Ein Wort habe ich neu gelernt, es heisst „Tagesfreizeit“. Wer Tagesfreizeit habe, solle sich doch bitte melden, um dieses und jenes zu verteilen, zu organisieren, zu verfassen, verpacken, abzuholen, bringen, hiess es an der letzten Vorstandssitzung meiner Partei. Erst da wurde mir bewusst, dass hier die Alten gemeint sind.

Unser Block ist auch überaltert – bewohnermässig. Gerade in den letzten Wochen wurde eine (helle, grosse, preisgünstige, renovierte) 6 1/2 Zimmer Wohnung zu zwei Wohnungen umgebaut. Da wir im Quartier nicht mit einer guten Schule trumpfen können, mögen Schweizer Familien trotz Wohnungsknappheit und hohen Mietzinsen, nicht hierher ziehen.

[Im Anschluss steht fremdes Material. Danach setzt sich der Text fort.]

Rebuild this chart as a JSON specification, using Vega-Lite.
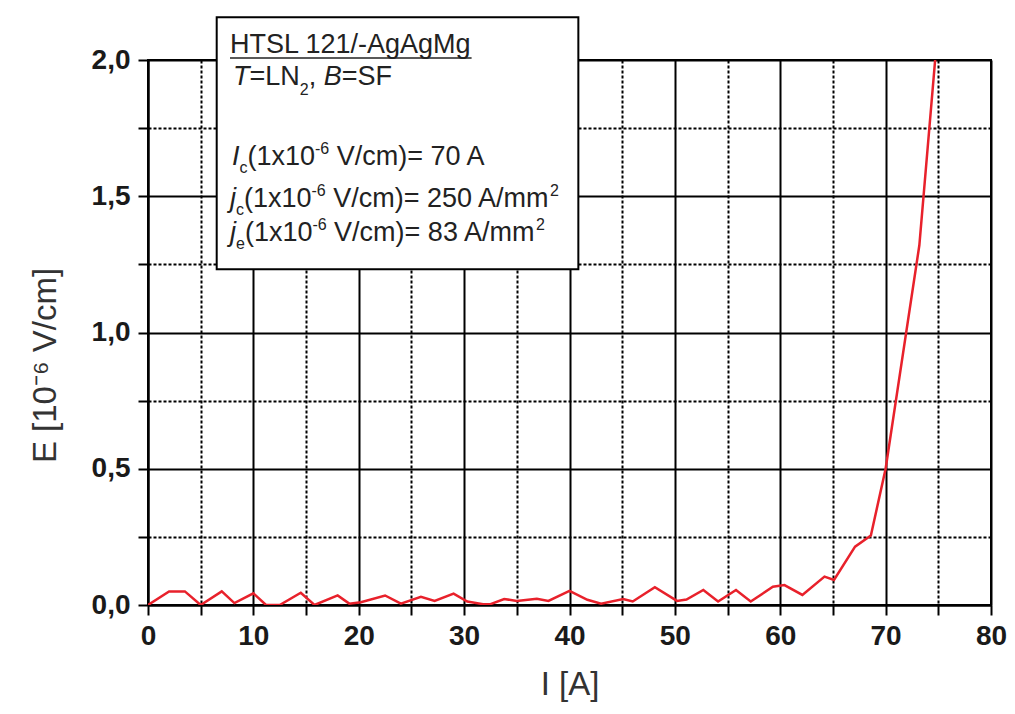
{
  "$schema": "https://vega.github.io/schema/vega-lite/v6.json",
  "width": 843,
  "height": 545,
  "autosize": {"type": "none"},
  "padding": {"left": 148, "top": 60, "right": 24, "bottom": 109},
  "background": "white",
  "config": {
    "view": {"stroke": "black", "strokeWidth": 2},
    "axis": {
      "grid": true,
      "gridColor": "black",
      "gridWidth": 2,
      "gridOpacity": 1,
      "tickColor": "black",
      "tickWidth": 2,
      "tickSize": 10,
      "domainColor": "black",
      "domainWidth": 2,
      "labelFont": "Liberation Sans",
      "labelFontWeight": "bold",
      "labelFontSize": 28,
      "labelColor": "#1a1a1a",
      "labelFlush": false,
      "labelOverlap": false,
      "titleFont": "Liberation Sans",
      "titleFontSize": 33,
      "titleFontWeight": "normal",
      "titleColor": "#333333"
    }
  },
  "datasets": {
    "curve": [
      {"I": 0, "E": 0}, {"I": 2.0, "E": 0.05}, {"I": 3.5, "E": 0.05}, {"I": 5.0, "E": 0.0},
      {"I": 7.0, "E": 0.05}, {"I": 8.2, "E": 0.007}, {"I": 10.0, "E": 0.043}, {"I": 11.2, "E": 0.0},
      {"I": 12.5, "E": 0.0}, {"I": 14.5, "E": 0.045}, {"I": 15.8, "E": 0.0}, {"I": 18.0, "E": 0.035},
      {"I": 19.1, "E": 0.005}, {"I": 20.2, "E": 0.01}, {"I": 22.5, "E": 0.035}, {"I": 24.0, "E": 0.005},
      {"I": 25.9, "E": 0.03}, {"I": 27.2, "E": 0.015}, {"I": 29.0, "E": 0.042}, {"I": 30.3, "E": 0.013},
      {"I": 31.8, "E": 0.003}, {"I": 32.5, "E": 0.003}, {"I": 33.8, "E": 0.022}, {"I": 35.0, "E": 0.015},
      {"I": 36.9, "E": 0.023}, {"I": 38.0, "E": 0.015}, {"I": 40.0, "E": 0.052}, {"I": 41.7, "E": 0.019},
      {"I": 43.0, "E": 0.005}, {"I": 45.1, "E": 0.022}, {"I": 46.0, "E": 0.013}, {"I": 48.1, "E": 0.065},
      {"I": 50.2, "E": 0.015}, {"I": 51.1, "E": 0.02}, {"I": 52.7, "E": 0.055}, {"I": 54.1, "E": 0.013},
      {"I": 55.8, "E": 0.055}, {"I": 57.2, "E": 0.013}, {"I": 59.3, "E": 0.067}, {"I": 60.4, "E": 0.073},
      {"I": 62.1, "E": 0.037}, {"I": 64.2, "E": 0.104}, {"I": 65.1, "E": 0.092}, {"I": 67.1, "E": 0.214},
      {"I": 68.6, "E": 0.255}, {"I": 70.0, "E": 0.5}, {"I": 73.2, "E": 1.32}, {"I": 74.7, "E": 2.0}
    ],
    "box": [{"I": 6.52, "I2": 40.84, "E": 2.157, "E2": 1.232}],
    "underline": [{"I": 7.782, "I2": 30.709, "E": 2.0073}],
    "tn": [
      {"I": 7.782, "E": 2.0257, "t": "HTSL 121/-AgAgMg"},
      {"I": 9.632, "E": 1.9083, "t": "=LN"},
      {"I": 15.25, "E": 1.9083, "t": ","},
      {"I": 18.382, "E": 1.9083, "t": "=SF"},
      {"I": 9.442, "E": 1.6147, "t": "(1x10"},
      {"I": 17.907, "E": 1.6147, "t": "V/cm)= 70 A"},
      {"I": 9.11, "E": 1.4606, "t": "(1x10"},
      {"I": 17.575, "E": 1.4606, "t": "V/cm)= 250 A/mm"},
      {"I": 9.196, "E": 1.3358, "t": "(1x10"},
      {"I": 17.661, "E": 1.3358, "t": "V/cm)= 83 A/mm"}
    ],
    "ti": [
      {"I": 8.066, "E": 1.9083, "t": "T"},
      {"I": 16.674, "E": 1.9083, "t": "B"},
      {"I": 7.972, "E": 1.6147, "t": "I"},
      {"I": 7.782, "E": 1.4606, "t": "j"},
      {"I": 7.782, "E": 1.3358, "t": "j"}
    ],
    "ts": [
      {"I": 14.406, "E": 1.8716, "t": "2"},
      {"I": 8.683, "E": 1.5853, "t": "c"},
      {"I": 15.848, "E": 1.655, "t": "-6"},
      {"I": 8.351, "E": 1.4312, "t": "c"},
      {"I": 15.516, "E": 1.5009, "t": "-6"},
      {"I": 38.149, "E": 1.5009, "t": "2"},
      {"I": 8.351, "E": 1.3064, "t": "e"},
      {"I": 15.601, "E": 1.3761, "t": "-6"},
      {"I": 36.811, "E": 1.3761, "t": "2"}
    ]
  },
  "layer": [
    {
      "data": {"name": "curve"},
      "mark": {"type": "line", "color": "#e8212b", "strokeWidth": 2.5, "clip": true},
      "encoding": {
        "x": {
          "field": "I", "type": "quantitative", "title": "I [A]",
          "scale": {"domain": [0, 80], "nice": false, "zero": false},
          "axis": {
            "values": [0, 5, 10, 15, 20, 25, 30, 35, 40, 45, 50, 55, 60, 65, 70, 75, 80],
            "labelExpr": "datum.value % 10 === 0 ? datum.label : ''",
            "gridDash": {"condition": {"test": "datum.value % 10 !== 0", "value": [3, 2]}, "value": []},
            "labelPadding": 7,
            "titlePadding": 18
          }
        },
        "y": {
          "field": "E", "type": "quantitative", "title": "E [10⁻⁶ V/cm]",
          "scale": {"domain": [0, 2], "nice": false, "zero": false},
          "axis": {
            "values": [0, 0.25, 0.5, 0.75, 1, 1.25, 1.5, 1.75, 2],
            "labelExpr": "datum.value % 0.5 === 0 ? replace(format(datum.value, '.1f'), '.', ',') : ''",
            "gridDash": {"condition": {"test": "datum.value % 0.5 !== 0", "value": [3, 2]}, "value": []},
            "labelPadding": 8,
            "titleX": -103,
            "titleY": 305,
            "titleBaseline": "middle"
          }
        }
      }
    },
    {
      "data": {"name": "box"},
      "mark": {"type": "rect", "fill": "white", "stroke": "black", "strokeWidth": 2},
      "encoding": {
        "x": {"field": "I", "type": "quantitative", "title": "I [A]"},
        "x2": {"field": "I2"},
        "y": {"field": "E", "type": "quantitative", "title": "E [10⁻⁶ V/cm]"},
        "y2": {"field": "E2"}
      }
    },
    {
      "data": {"name": "underline"},
      "mark": {"type": "rule", "color": "#222222", "strokeWidth": 1.5},
      "encoding": {
        "x": {"field": "I", "type": "quantitative", "title": "I [A]"},
        "x2": {"field": "I2"},
        "y": {"field": "E", "type": "quantitative", "title": "E [10⁻⁶ V/cm]"}
      }
    },
    {
      "data": {"name": "tn"},
      "mark": {"type": "text", "align": "left", "baseline": "alphabetic", "font": "Liberation Sans", "fontSize": 27, "color": "#222222"},
      "encoding": {
        "x": {"field": "I", "type": "quantitative", "title": "I [A]"},
        "y": {"field": "E", "type": "quantitative", "title": "E [10⁻⁶ V/cm]"},
        "text": {"field": "t"}
      }
    },
    {
      "data": {"name": "ti"},
      "mark": {"type": "text", "align": "left", "baseline": "alphabetic", "font": "Liberation Sans", "fontStyle": "italic", "fontSize": 27, "color": "#222222"},
      "encoding": {
        "x": {"field": "I", "type": "quantitative", "title": "I [A]"},
        "y": {"field": "E", "type": "quantitative", "title": "E [10⁻⁶ V/cm]"},
        "text": {"field": "t"}
      }
    },
    {
      "data": {"name": "ts"},
      "mark": {"type": "text", "align": "left", "baseline": "alphabetic", "font": "Liberation Sans", "fontSize": 16, "color": "#222222"},
      "encoding": {
        "x": {"field": "I", "type": "quantitative", "title": "I [A]"},
        "y": {"field": "E", "type": "quantitative", "title": "E [10⁻⁶ V/cm]"},
        "text": {"field": "t"}
      }
    }
  ]
}
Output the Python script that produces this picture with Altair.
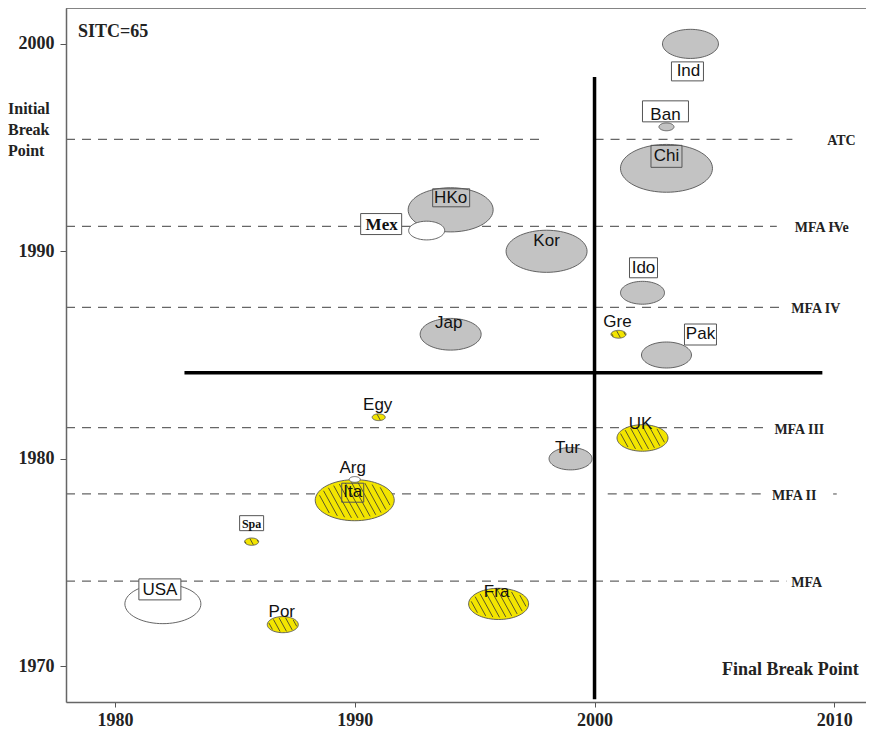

Wer will schon seine Kinder in Schulen schicken, die im gesamtstädtischen Vergleich total am Schwanz stehen? Verständlich, denn es bräuchte u.a. einige engagierte Familien und viel Zeit, um etwas zu verbessern.
Die 6 1/2 Wohnung hätte auf jeden Fall vermietet werden können, z.B. an eine albanische Drei-Generationen-Familie oder an afrikanische Flüchtlinge, wo das Sozialamt den Mietzins übernimmt. Die Verwaltung hat sich dagegen entschieden und die beiden „neuen“ Wohnungen an ein Schweizer Rentnerpaar und an eine alleinstehende ältere Schweizerin vermietet.
Darüber bin ich froh, auch auf die Gefahr hin, als Rassistin zu gelten. Es ist vor allem unserem Hausmeister und einigen Bewohnerinnen und Bewohnern zu verdanken, dass das Zusammenleben trotz multikultureller Vielfalt (in welcher Regeln sehr frei ausgelegt werden) und diversen chronischen „Sozialfällen“ einigermassen gut läuft.